▽

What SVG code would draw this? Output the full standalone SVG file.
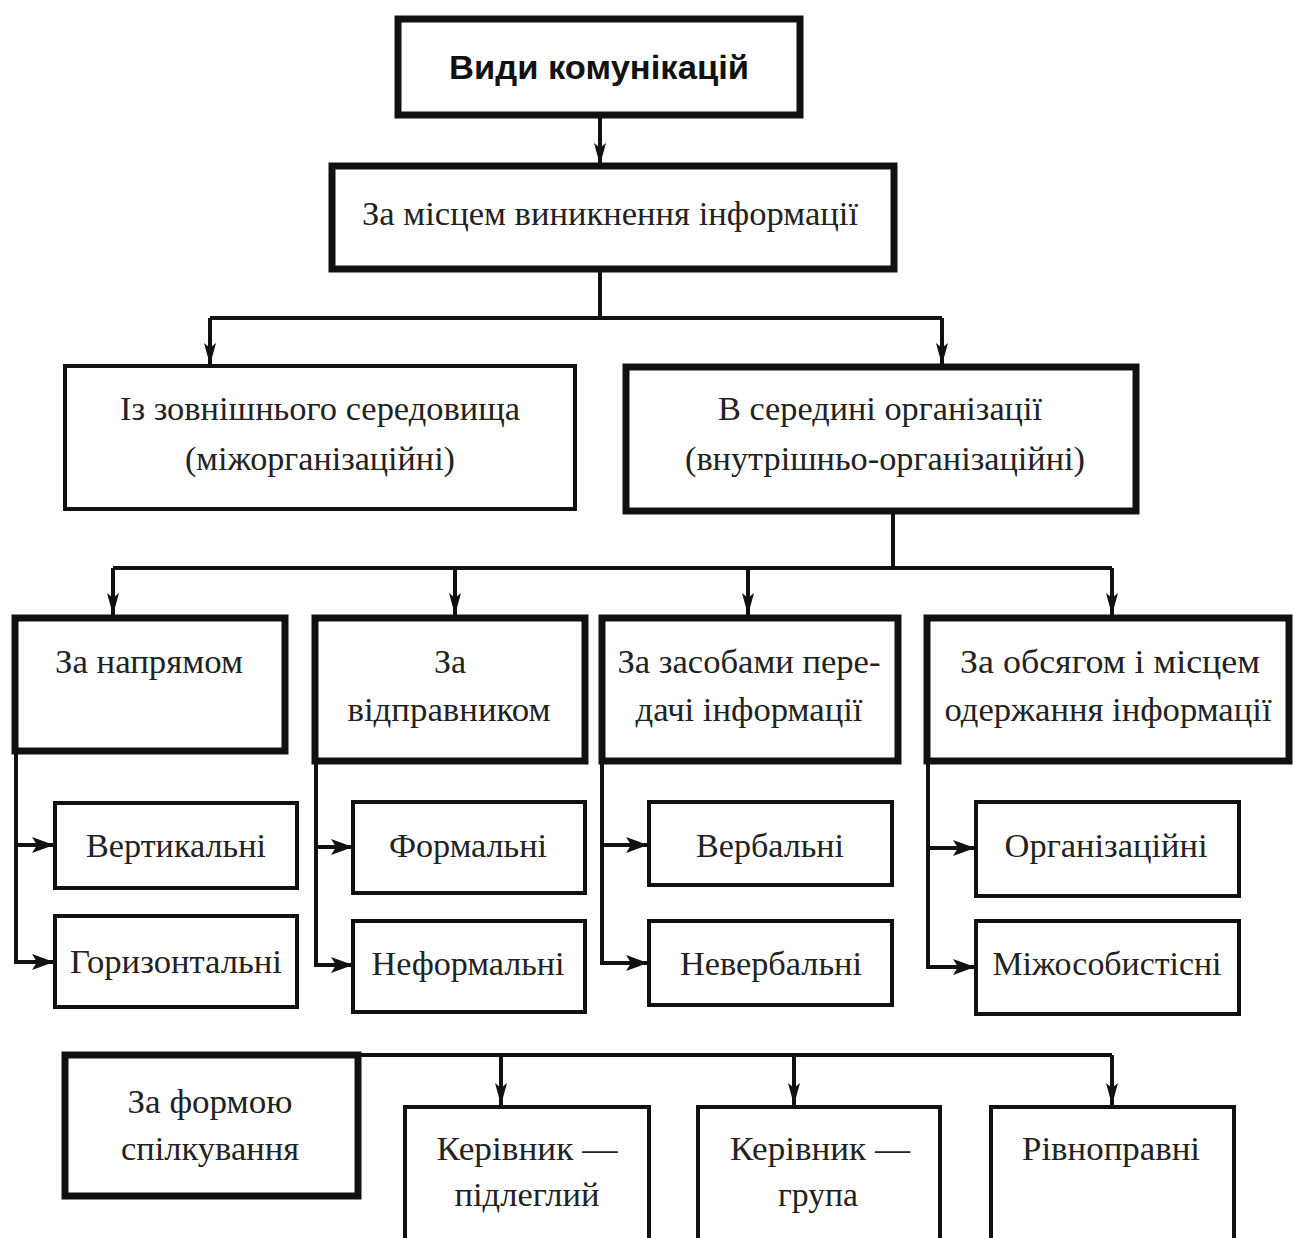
<svg xmlns="http://www.w3.org/2000/svg" width="1294" height="1238" viewBox="0 0 1294 1238">
<style>
.thick{fill:#fff;stroke:#111;stroke-width:7}
.thin{fill:#fff;stroke:#111;stroke-width:4}
.t{font-family:"Liberation Serif","DejaVu Serif",serif;font-size:34px;fill:#222;text-anchor:middle}
.h{font-family:"Liberation Sans","DejaVu Sans",sans-serif;font-size:34px;font-weight:bold;fill:#111;text-anchor:middle}
.c{fill:none;stroke:#111;stroke-width:4}
</style>
<defs>
<marker id="a" markerUnits="userSpaceOnUse" markerWidth="22" markerHeight="14" refX="22" refY="7" orient="auto" viewBox="0 0 22 14">
<path d="M0,1 L22,7 L0,13 L5,7 Z" fill="#111"/>
</marker>
<marker id="b" markerUnits="userSpaceOnUse" markerWidth="22" markerHeight="18" refX="22" refY="9" orient="auto" viewBox="0 0 22 18">
<path d="M0,1 L22,9 L0,17 L5,9 Z" fill="#111"/>
</marker>
</defs>
<rect width="1294" height="1238" fill="#fff"/>
<g id="connectors">
<path class="c" d="M600,116 V165" marker-end="url(#a)"/>
<path class="c" d="M600,270 V318 M210,318 H942"/>
<path class="c" d="M210,318 V365" marker-end="url(#a)"/>
<path class="c" d="M942,318 V365" marker-end="url(#a)"/>
<path class="c" d="M893,512 V568 M113,568 H1112"/>
<path class="c" d="M113,568 V615" marker-end="url(#a)"/>
<path class="c" d="M455,568 V615" marker-end="url(#a)"/>
<path class="c" d="M748,568 V615" marker-end="url(#a)"/>
<path class="c" d="M1112,568 V615" marker-end="url(#a)"/>
<path class="c" d="M16,752 V962 H54" marker-end="url(#b)"/>
<path class="c" d="M16,845 H54" marker-end="url(#b)"/>
<path class="c" d="M316,762 V965 H353" marker-end="url(#b)"/>
<path class="c" d="M316,847 H353" marker-end="url(#b)"/>
<path class="c" d="M602,762 V963 H648" marker-end="url(#b)"/>
<path class="c" d="M602,845 H648" marker-end="url(#b)"/>
<path class="c" d="M928,762 V967 H975" marker-end="url(#b)"/>
<path class="c" d="M928,848 H975" marker-end="url(#b)"/>
<path class="c" d="M359,1055 H1112"/>
<path class="c" d="M501,1055 V1105" marker-end="url(#a)"/>
<path class="c" d="M794,1055 V1105" marker-end="url(#a)"/>
<path class="c" d="M1112,1055 V1105" marker-end="url(#a)"/>
</g>
<g id="n-root"><rect class="thick" x="398" y="19" width="402" height="96"/><text class="h" x="599" y="79" textLength="300" lengthAdjust="spacingAndGlyphs">Види комунікацій</text></g>
<g id="n-place"><rect class="thick" x="332" y="166" width="562" height="103"/><text class="t" x="610" y="225" textLength="496" lengthAdjust="spacingAndGlyphs">За місцем виникнення інформації</text></g>
<g id="n-ext"><rect class="thin" x="65" y="366" width="510" height="143"/><text class="t" x="320" y="420" textLength="400" lengthAdjust="spacingAndGlyphs">Із зовнішнього середовища</text><text class="t" x="320" y="470" textLength="270" lengthAdjust="spacingAndGlyphs">(міжорганізаційні)</text></g>
<g id="n-int"><rect class="thick" x="626" y="367" width="510" height="144"/><text class="t" x="880" y="420" textLength="324" lengthAdjust="spacingAndGlyphs">В середині організації</text><text class="t" x="885" y="470" textLength="400" lengthAdjust="spacingAndGlyphs">(внутрішньо-організаційні)</text></g>
<g id="n-dir"><rect class="thick" x="15" y="618" width="270" height="133"/><text class="t" x="149" y="673" textLength="188" lengthAdjust="spacingAndGlyphs">За напрямом</text></g>
<g id="n-sender"><rect class="thick" x="315" y="618" width="270" height="143"/><text class="t" x="450" y="673">За</text><text class="t" x="449" y="721" textLength="203" lengthAdjust="spacingAndGlyphs">відправником</text></g>
<g id="n-means"><rect class="thick" x="602" y="618" width="296" height="143"/><text class="t" x="749" y="673" textLength="263" lengthAdjust="spacingAndGlyphs">За засобами пере-</text><text class="t" x="749" y="721" textLength="227" lengthAdjust="spacingAndGlyphs">дачі інформації</text></g>
<g id="n-volume"><rect class="thick" x="927" y="618" width="362" height="143"/><text class="t" x="1110" y="673" textLength="300" lengthAdjust="spacingAndGlyphs">За обсягом  і місцем</text><text class="t" x="1108" y="721" textLength="327" lengthAdjust="spacingAndGlyphs">одержання інформації</text></g>
<g id="n-vert"><rect class="thin" x="55" y="803" width="242" height="85"/><text class="t" x="176" y="857" textLength="180" lengthAdjust="spacingAndGlyphs">Вертикальні</text></g>
<g id="n-horiz"><rect class="thin" x="55" y="916" width="242" height="91"/><text class="t" x="176" y="973" textLength="212" lengthAdjust="spacingAndGlyphs">Горизонтальні</text></g>
<g id="n-formal"><rect class="thin" x="353" y="802" width="232" height="91"/><text class="t" x="468" y="857" textLength="158" lengthAdjust="spacingAndGlyphs">Формальні</text></g>
<g id="n-informal"><rect class="thin" x="353" y="921" width="232" height="91"/><text class="t" x="468" y="975" textLength="193" lengthAdjust="spacingAndGlyphs">Неформальні</text></g>
<g id="n-verbal"><rect class="thin" x="649" y="802" width="243" height="83"/><text class="t" x="770" y="857" textLength="148" lengthAdjust="spacingAndGlyphs">Вербальні</text></g>
<g id="n-nonverbal"><rect class="thin" x="649" y="921" width="243" height="84"/><text class="t" x="771" y="975" textLength="182" lengthAdjust="spacingAndGlyphs">Невербальні</text></g>
<g id="n-org"><rect class="thin" x="976" y="802" width="263" height="94"/><text class="t" x="1106" y="857" textLength="203" lengthAdjust="spacingAndGlyphs">Організаційні</text></g>
<g id="n-interpers"><rect class="thin" x="976" y="921" width="263" height="93"/><text class="t" x="1107" y="975" textLength="229" lengthAdjust="spacingAndGlyphs">Міжособистісні</text></g>
<g id="n-form"><rect class="thick" x="65" y="1055" width="293" height="141"/><text class="t" x="210" y="1113" textLength="165" lengthAdjust="spacingAndGlyphs">За формою</text><text class="t" x="210" y="1160" textLength="178" lengthAdjust="spacingAndGlyphs">спілкування</text></g>
<g id="n-boss-sub"><rect class="thin" x="405" y="1107" width="244" height="140"/><text class="t" x="527" y="1160" textLength="181" lengthAdjust="spacingAndGlyphs">Керівник —</text><text class="t" x="527" y="1206" textLength="145" lengthAdjust="spacingAndGlyphs">підлеглий</text></g>
<g id="n-boss-group"><rect class="thin" x="698" y="1107" width="242" height="140"/><text class="t" x="820" y="1160" textLength="180" lengthAdjust="spacingAndGlyphs">Керівник —</text><text class="t" x="818" y="1206" textLength="80" lengthAdjust="spacingAndGlyphs">група</text></g>
<g id="n-equal"><rect class="thin" x="991" y="1107" width="243" height="140"/><text class="t" x="1111" y="1160" textLength="178" lengthAdjust="spacingAndGlyphs">Рівноправні</text></g>
</svg>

△

Are you able to set down all the lines above exactly, without any pictures?

What SVG code would draw this? Output the full standalone SVG file.
<svg xmlns="http://www.w3.org/2000/svg" width="1294" height="1238" viewBox="0 0 1294 1238">
<style>
.thick{fill:#fff;stroke:#111;stroke-width:7}
.thin{fill:#fff;stroke:#111;stroke-width:4}
.t{font-family:"Liberation Serif","DejaVu Serif",serif;font-size:34px;fill:#222;text-anchor:middle}
.h{font-family:"Liberation Sans","DejaVu Sans",sans-serif;font-size:34px;font-weight:bold;fill:#111;text-anchor:middle}
.c{fill:none;stroke:#111;stroke-width:4}
</style>
<defs>
<marker id="a" markerUnits="userSpaceOnUse" markerWidth="22" markerHeight="14" refX="22" refY="7" orient="auto" viewBox="0 0 22 14">
<path d="M0,1 L22,7 L0,13 L5,7 Z" fill="#111"/>
</marker>
<marker id="b" markerUnits="userSpaceOnUse" markerWidth="22" markerHeight="18" refX="22" refY="9" orient="auto" viewBox="0 0 22 18">
<path d="M0,1 L22,9 L0,17 L5,9 Z" fill="#111"/>
</marker>
</defs>
<rect width="1294" height="1238" fill="#fff"/>
<g id="connectors">
<path class="c" d="M600,116 V165" marker-end="url(#a)"/>
<path class="c" d="M600,270 V318 M210,318 H942"/>
<path class="c" d="M210,318 V365" marker-end="url(#a)"/>
<path class="c" d="M942,318 V365" marker-end="url(#a)"/>
<path class="c" d="M893,512 V568 M113,568 H1112"/>
<path class="c" d="M113,568 V615" marker-end="url(#a)"/>
<path class="c" d="M455,568 V615" marker-end="url(#a)"/>
<path class="c" d="M748,568 V615" marker-end="url(#a)"/>
<path class="c" d="M1112,568 V615" marker-end="url(#a)"/>
<path class="c" d="M16,752 V962 H54" marker-end="url(#b)"/>
<path class="c" d="M16,845 H54" marker-end="url(#b)"/>
<path class="c" d="M316,762 V965 H353" marker-end="url(#b)"/>
<path class="c" d="M316,847 H353" marker-end="url(#b)"/>
<path class="c" d="M602,762 V963 H648" marker-end="url(#b)"/>
<path class="c" d="M602,845 H648" marker-end="url(#b)"/>
<path class="c" d="M928,762 V967 H975" marker-end="url(#b)"/>
<path class="c" d="M928,848 H975" marker-end="url(#b)"/>
<path class="c" d="M359,1055 H1112"/>
<path class="c" d="M501,1055 V1105" marker-end="url(#a)"/>
<path class="c" d="M794,1055 V1105" marker-end="url(#a)"/>
<path class="c" d="M1112,1055 V1105" marker-end="url(#a)"/>
</g>
<g id="n-root"><rect class="thick" x="398" y="19" width="402" height="96"/><text class="h" x="599" y="79" textLength="300" lengthAdjust="spacingAndGlyphs">Види комунікацій</text></g>
<g id="n-place"><rect class="thick" x="332" y="166" width="562" height="103"/><text class="t" x="610" y="225" textLength="496" lengthAdjust="spacingAndGlyphs">За місцем виникнення інформації</text></g>
<g id="n-ext"><rect class="thin" x="65" y="366" width="510" height="143"/><text class="t" x="320" y="420" textLength="400" lengthAdjust="spacingAndGlyphs">Із зовнішнього середовища</text><text class="t" x="320" y="470" textLength="270" lengthAdjust="spacingAndGlyphs">(міжорганізаційні)</text></g>
<g id="n-int"><rect class="thick" x="626" y="367" width="510" height="144"/><text class="t" x="880" y="420" textLength="324" lengthAdjust="spacingAndGlyphs">В середині організації</text><text class="t" x="885" y="470" textLength="400" lengthAdjust="spacingAndGlyphs">(внутрішньо-організаційні)</text></g>
<g id="n-dir"><rect class="thick" x="15" y="618" width="270" height="133"/><text class="t" x="149" y="673" textLength="188" lengthAdjust="spacingAndGlyphs">За напрямом</text></g>
<g id="n-sender"><rect class="thick" x="315" y="618" width="270" height="143"/><text class="t" x="450" y="673">За</text><text class="t" x="449" y="721" textLength="203" lengthAdjust="spacingAndGlyphs">відправником</text></g>
<g id="n-means"><rect class="thick" x="602" y="618" width="296" height="143"/><text class="t" x="749" y="673" textLength="263" lengthAdjust="spacingAndGlyphs">За засобами пере-</text><text class="t" x="749" y="721" textLength="227" lengthAdjust="spacingAndGlyphs">дачі інформації</text></g>
<g id="n-volume"><rect class="thick" x="927" y="618" width="362" height="143"/><text class="t" x="1110" y="673" textLength="300" lengthAdjust="spacingAndGlyphs">За обсягом  і місцем</text><text class="t" x="1108" y="721" textLength="327" lengthAdjust="spacingAndGlyphs">одержання інформації</text></g>
<g id="n-vert"><rect class="thin" x="55" y="803" width="242" height="85"/><text class="t" x="176" y="857" textLength="180" lengthAdjust="spacingAndGlyphs">Вертикальні</text></g>
<g id="n-horiz"><rect class="thin" x="55" y="916" width="242" height="91"/><text class="t" x="176" y="973" textLength="212" lengthAdjust="spacingAndGlyphs">Горизонтальні</text></g>
<g id="n-formal"><rect class="thin" x="353" y="802" width="232" height="91"/><text class="t" x="468" y="857" textLength="158" lengthAdjust="spacingAndGlyphs">Формальні</text></g>
<g id="n-informal"><rect class="thin" x="353" y="921" width="232" height="91"/><text class="t" x="468" y="975" textLength="193" lengthAdjust="spacingAndGlyphs">Неформальні</text></g>
<g id="n-verbal"><rect class="thin" x="649" y="802" width="243" height="83"/><text class="t" x="770" y="857" textLength="148" lengthAdjust="spacingAndGlyphs">Вербальні</text></g>
<g id="n-nonverbal"><rect class="thin" x="649" y="921" width="243" height="84"/><text class="t" x="771" y="975" textLength="182" lengthAdjust="spacingAndGlyphs">Невербальні</text></g>
<g id="n-org"><rect class="thin" x="976" y="802" width="263" height="94"/><text class="t" x="1106" y="857" textLength="203" lengthAdjust="spacingAndGlyphs">Організаційні</text></g>
<g id="n-interpers"><rect class="thin" x="976" y="921" width="263" height="93"/><text class="t" x="1107" y="975" textLength="229" lengthAdjust="spacingAndGlyphs">Міжособистісні</text></g>
<g id="n-form"><rect class="thick" x="65" y="1055" width="293" height="141"/><text class="t" x="210" y="1113" textLength="165" lengthAdjust="spacingAndGlyphs">За формою</text><text class="t" x="210" y="1160" textLength="178" lengthAdjust="spacingAndGlyphs">спілкування</text></g>
<g id="n-boss-sub"><rect class="thin" x="405" y="1107" width="244" height="140"/><text class="t" x="527" y="1160" textLength="181" lengthAdjust="spacingAndGlyphs">Керівник —</text><text class="t" x="527" y="1206" textLength="145" lengthAdjust="spacingAndGlyphs">підлеглий</text></g>
<g id="n-boss-group"><rect class="thin" x="698" y="1107" width="242" height="140"/><text class="t" x="820" y="1160" textLength="180" lengthAdjust="spacingAndGlyphs">Керівник —</text><text class="t" x="818" y="1206" textLength="80" lengthAdjust="spacingAndGlyphs">група</text></g>
<g id="n-equal"><rect class="thin" x="991" y="1107" width="243" height="140"/><text class="t" x="1111" y="1160" textLength="178" lengthAdjust="spacingAndGlyphs">Рівноправні</text></g>
</svg>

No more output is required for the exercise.